= Task objective =
Nothing but the lines from the top of the data to the line holding "color='black', linewidth=1.6, linestyle='-.')" should be printed, word for word and both ends included; leave the pictures out.

= Extracted entries =
################

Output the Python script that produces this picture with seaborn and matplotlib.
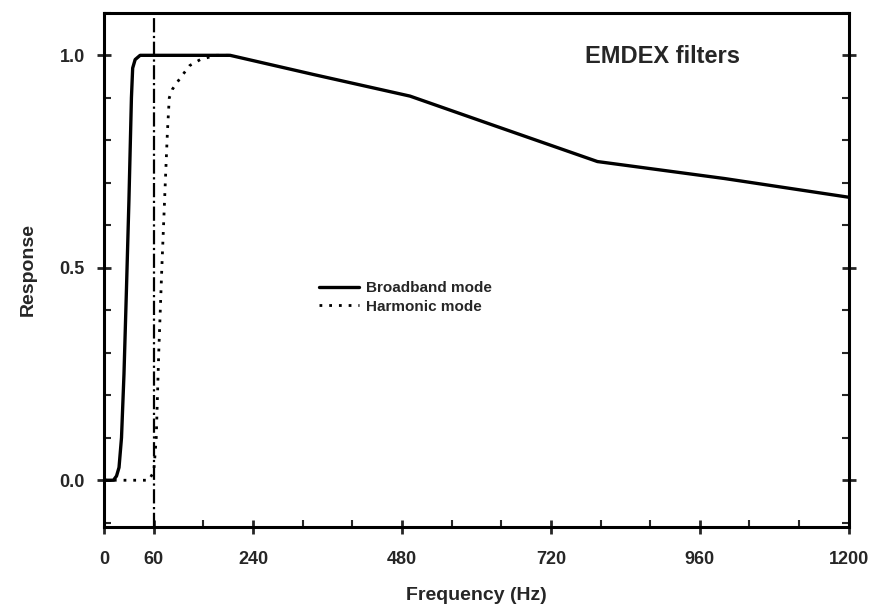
import pandas as pd
import seaborn as sns
import matplotlib.pyplot as plt
from matplotlib.ticker import MultipleLocator

# Values
broad_freq = [0, 15, 20, 24, 28, 32, 36, 40, 44, 46, 50, 58, 120, 203, 337, 493, 630, 795, 1000, 1200]
broad_resp = [0.0, 0.0, 0.01, 0.03, 0.10, 0.25, 0.45, 0.66, 0.90, 0.97, 0.99, 1.0, 1.0, 1.0, 0.955, 0.904, 0.834, 0.75, 0.71, 0.666]

harm_freq = [0, 72, 80, 84, 88, 93, 98, 102, 105, 110, 117, 127, 138, 155, 180, 203]
harm_resp = [0.0, 0.0, 0.02, 0.10, 0.30, 0.50, 0.68, 0.82, 0.90, 0.92, 0.935, 0.955, 0.976, 0.99, 1.0, 1.0]

marker_freq = 80
tick_pos = [0, 80, 240, 480, 720, 960, 1200]
tick_labels = ['0', '60', '240', '480', '720', '960', '1200']

broad = pd.DataFrame({'freq': broad_freq, 'resp': broad_resp})
harm = pd.DataFrame({'freq': harm_freq, 'resp': harm_resp})

sns.set_style('ticks')
plt.rcParams['font.family'] = ['Liberation Sans', 'DejaVu Sans']
plt.rcParams['font.weight'] = 'bold'

fig = plt.figure(figsize=(8.75, 6.11), dpi=100)
ax = fig.add_axes([0.119, 0.1375, 0.851, 0.8415])

sns.lineplot(data=broad, x='freq', y='resp', color='black', linewidth=2.4,
             label='Broadband mode', ax=ax, sort=False)
sns.lineplot(data=harm, x='freq', y='resp', color='black', linewidth=2.0,
             linestyle=(0, (1, 2.5)), label='Harmonic mode', ax=ax, sort=False)
ax.axvline(marker_freq, color='black', linewidth=1.6, linestyle='-.')

ax.set_xlim(0, 1200)
ax.set_ylim(-0.11, 1.10)
ax.set_xticks(tick_pos)
ax.set_xticklabels(tick_labels)
ax.set_yticks([0.0, 0.5, 1.0])
ax.set_yticklabels(['0.0', '0.5', '1.0'])
ax.xaxis.set_minor_locator(MultipleLocator(80))
ax.yaxis.set_minor_locator(MultipleLocator(0.1))

ax.tick_params(which='major', direction='inout', length=10, width=2, labelsize=13, pad=12)
ax.tick_params(which='minor', direction='in', length=5, width=1.5)
ax.tick_params(which='both', right=True, top=False)
ax.tick_params(axis='y', which='major', pad=9)
for s in ax.spines.values():
    s.set_linewidth(2.2)
    s.set_color('black')

ax.set_xlabel('Frequency (Hz)', fontsize=14, fontweight='bold', labelpad=14)
ax.set_ylabel('Response', fontsize=14, fontweight='bold', labelpad=16)

ax.text(0.75, 0.915, 'EMDEX filters', transform=ax.transAxes, fontsize=17,
        fontweight='bold', ha='center', va='center')

leg = ax.legend(loc='upper left', bbox_to_anchor=(0.27, 0.505), frameon=False,
                fontsize=11, handlelength=2.6, labelspacing=0.3, handletextpad=0.5)

fig.savefig('out.png', dpi=100)
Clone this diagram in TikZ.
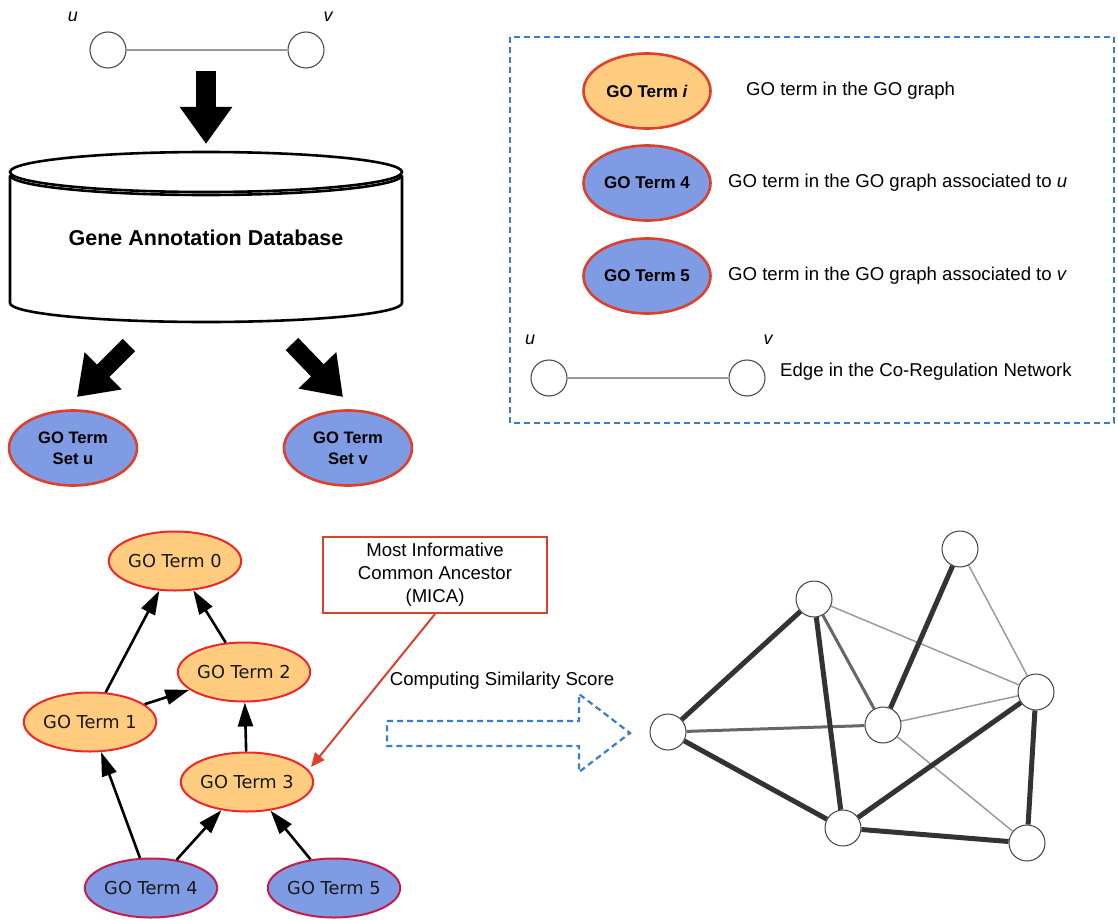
\documentclass[tikz,border=0pt]{standalone}
\usepackage{fontspec}
\setmainfont{Liberation Sans}
\newfontfamily\dejavu{DejaVu Sans}
\usetikzlibrary{shapes.geometric,arrows.meta}
\definecolor{goorange}{RGB}{255,204,128}
\definecolor{goblue}{RGB}{127,155,227}
\definecolor{gored}{RGB}{222,64,44}
\definecolor{gbred}{RGB}{238,40,40}
\definecolor{gbblue}{RGB}{196,30,72}
\definecolor{dashblue}{RGB}{58,125,200}
\definecolor{thickgray}{RGB}{51,51,51}
\definecolor{midgray}{RGB}{102,102,102}
\definecolor{thingray}{RGB}{155,155,155}
\tikzset{
  lbl/.style={font=\fontsize{18.6}{22}\selectfont, inner sep=0pt},
  uvlbl/.style={font=\fontsize{18}{22}\selectfont\itshape, inner sep=0pt},
  smallcirc/.style={circle, draw=black!70, line width=1.1pt, fill=white, minimum size=36pt, inner sep=0pt},
  grayedge/.style={draw=black!40, line width=1.6pt},
  cyl/.style={draw=black, line width=2.6pt},
  bigarrow/.style={line width=20pt, -{Triangle[length=37pt,width=50pt]}},
  diagarrow/.style={line width=17.5pt, -{Triangle[length=37pt,width=50pt]}},
  setnode/.style={ellipse, draw=gored, fill=goblue, line width=2.6pt, minimum width=128pt, minimum height=75pt, inner sep=0pt, align=center, font=\fontsize{16.6}{21}\selectfont\bfseries},
  legnode/.style={ellipse, draw=gored, line width=2.6pt, minimum width=127pt, minimum height=75pt, inner sep=0pt, font=\fontsize{17}{20}\selectfont\bfseries},
  gnodeO/.style={ellipse, draw=gbred, fill=goorange, line width=2pt, minimum width=106pt, minimum height=59pt, inner sep=0pt, font=\dejavu\fontsize{17.8}{20}\selectfont, text=black!90},
  gnodeB/.style={gnodeO, draw=gbblue, fill=goblue},
  garrow/.style={draw=black, line width=2.6pt, -{Triangle[length=24pt,width=15pt]}},
  netnode/.style={circle, draw=black!75, line width=1pt, fill=white, minimum size=36pt, inner sep=0pt},
  thickE/.style={draw=thickgray, line width=5pt},
  midE/.style={draw=midgray, line width=3pt},
  thinE/.style={draw=thingray, line width=1.5pt},
}
\begin{document}
\begin{tikzpicture}[x=1pt,y=-1pt]
\useasboundingbox (0,0) rectangle (1118,920);

% ---- top u-v edge
\node[smallcirc] (tu) at (108,50) {};
\node[smallcirc] (tv) at (306,50) {};
\draw[grayedge] (tu) -- (tv);
\node[uvlbl] (tul) at (73,17) {u};
\node[uvlbl] (tvl) at (328,17) {v};

% ---- big down arrow
\coordinate (da1) at (206,71);
\coordinate (da2) at (206,144);
\draw[bigarrow] (da1) -- (da2);

% ---- cylinder
\draw[cyl] (10,176) -- (10,303) arc[start angle=180,end angle=360,x radius=196pt,y radius=19pt] -- (402,176);
\draw[cyl, fill=white] (206,172) ellipse [x radius=196pt, y radius=20pt];
\draw[cyl] (10,175) arc[start angle=180,end angle=360,x radius=196pt,y radius=20pt];
\node[font=\fontsize{21.5}{26}\selectfont\bfseries, inner sep=0pt] (db) at (206,238) {Gene Annotation Database};

% ---- diagonal arrows
\coordinate (la1) at (129,345);
\coordinate (la2) at (77,397);
\coordinate (ra1) at (292,344);
\coordinate (ra2) at (343,397);
\draw[diagarrow] (la1) -- (la2);
\draw[diagarrow] (ra1) -- (ra2);

% ---- GO term sets
\node[setnode] (setu) at (73,448) {GO Term\\Set u};
\node[setnode] (setv) at (348,448) {GO Term\\Set v};

% ---- legend
\draw[dashblue, line width=2pt, dash pattern=on 6pt off 4pt] (510,37) rectangle (1114,423);
\node[legnode, fill=goorange] (li) at (647,91) {GO Term \textit{i}};
\node[legnode, fill=goblue] (l4) at (647,183) {GO Term 4};
\node[legnode, fill=goblue] (l5) at (647,276) {GO Term 5};
\node[lbl, anchor=west] (lit) at (746,91) {GO term in the GO graph};
\node[lbl, anchor=west] (l4t) at (728,183) {GO term in the GO graph associated to \textit{u}};
\node[lbl, anchor=west] (l5t) at (728,276) {GO term in the GO graph associated to \textit{v}};
\node[smallcirc] (lu) at (549,378) {};
\node[smallcirc] (lv) at (747,378) {};
\draw[grayedge] (lu) -- (lv);
\node[uvlbl] (lul) at (530,340) {u};
\node[uvlbl] (lvl) at (768,340) {v};
\node[lbl, anchor=west] (let) at (780,372) {Edge in the Co-Regulation Network};

% ---- GO graph
\node[gnodeO] (t0) at (175,561) {GO Term 0};
\node[gnodeO] (t2) at (244,672) {GO Term 2};
\node[gnodeO] (t1) at (90,722) {GO Term 1};
\node[gnodeO] (t3) at (247,782) {GO Term 3};
\node[gnodeB] (t4) at (151,888) {GO Term 4};
\node[gnodeB] (t5) at (334,888) {GO Term 5};
\draw[garrow] (t1) -- (t0);
\draw[garrow] (t2) -- (t0);
\draw[garrow] (t1) -- (t2);
\draw[garrow] (t3) -- (t2);
\draw[garrow] (t4) -- (t1);
\draw[garrow] (t4) -- (t3);
\draw[garrow] (t5) -- (t3);

% ---- MICA
\node[draw=gored, line width=2pt, minimum width=224pt, minimum height=76pt, align=center, font=\fontsize{18.6}{23}\selectfont, inner sep=0pt] (mica) at (435,575) {Most Informative\\Common Ancestor\\(MICA)};
\coordinate (micatip) at (311,767);
\draw[draw=gored, line width=2pt, -{Triangle[length=14pt,width=12pt]}] (mica.south) -- (micatip);

% ---- computing arrow
\node[lbl] (comp) at (502,681) {Computing Similarity Score};
\draw[dashblue, line width=2.2pt, dash pattern=on 6pt off 4pt] (387,721) -- (579,721) -- (579,694) -- (630,733) -- (579,772) -- (579,746) -- (387,746) -- cycle;

% ---- network
\node[netnode] (nA) at (668,732) {};
\node[netnode] (nB) at (814,599) {};
\node[netnode] (nC) at (960,549) {};
\node[netnode] (nD) at (883,725) {};
\node[netnode] (nE) at (1036,692) {};
\node[netnode] (nF) at (843,828) {};
\node[netnode] (nG) at (1027,843) {};
\draw[thinE] (nB) -- (nE);
\draw[thinE] (nC) -- (nE);
\draw[thinE] (nD) -- (nE);
\draw[thinE] (nD) -- (nG);
\draw[midE] (nA) -- (nD);
\draw[midE] (nB) -- (nD);
\draw[thickE] (nA) -- (nB);
\draw[thickE] (nA) -- (nF);
\draw[thickE] (nB) -- (nF);
\draw[thickE] (nC) -- (nD);
\draw[thickE] (nE) -- (nF);
\draw[thickE] (nE) -- (nG);
\draw[thickE] (nF) -- (nG);
\end{tikzpicture}
\end{document}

################

= Task answer =
Output the Python script that produces this picture with seaborn and matplotlib.
import pandas as pd
import seaborn as sns
import matplotlib.pyplot as plt
from matplotlib.ticker import MultipleLocator

# Values
broad_freq = [0, 15, 20, 24, 28, 32, 36, 40, 44, 46, 50, 58, 120, 203, 337, 493, 630, 795, 1000, 1200]
broad_resp = [0.0, 0.0, 0.01, 0.03, 0.10, 0.25, 0.45, 0.66, 0.90, 0.97, 0.99, 1.0, 1.0, 1.0, 0.955, 0.904, 0.834, 0.75, 0.71, 0.666]

harm_freq = [0, 72, 80, 84, 88, 93, 98, 102, 105, 110, 117, 127, 138, 155, 180, 203]
harm_resp = [0.0, 0.0, 0.02, 0.10, 0.30, 0.50, 0.68, 0.82, 0.90, 0.92, 0.935, 0.955, 0.976, 0.99, 1.0, 1.0]

marker_freq = 80
tick_pos = [0, 80, 240, 480, 720, 960, 1200]
tick_labels = ['0', '60', '240', '480', '720', '960', '1200']

broad = pd.DataFrame({'freq': broad_freq, 'resp': broad_resp})
harm = pd.DataFrame({'freq': harm_freq, 'resp': harm_resp})

sns.set_style('ticks')
plt.rcParams['font.family'] = ['Liberation Sans', 'DejaVu Sans']
plt.rcParams['font.weight'] = 'bold'

fig = plt.figure(figsize=(8.75, 6.11), dpi=100)
ax = fig.add_axes([0.119, 0.1375, 0.851, 0.8415])

sns.lineplot(data=broad, x='freq', y='resp', color='black', linewidth=2.4,
             label='Broadband mode', ax=ax, sort=False)
sns.lineplot(data=harm, x='freq', y='resp', color='black', linewidth=2.0,
             linestyle=(0, (1, 2.5)), label='Harmonic mode', ax=ax, sort=False)
ax.axvline(marker_freq, color='black', linewidth=1.6, linestyle='-.')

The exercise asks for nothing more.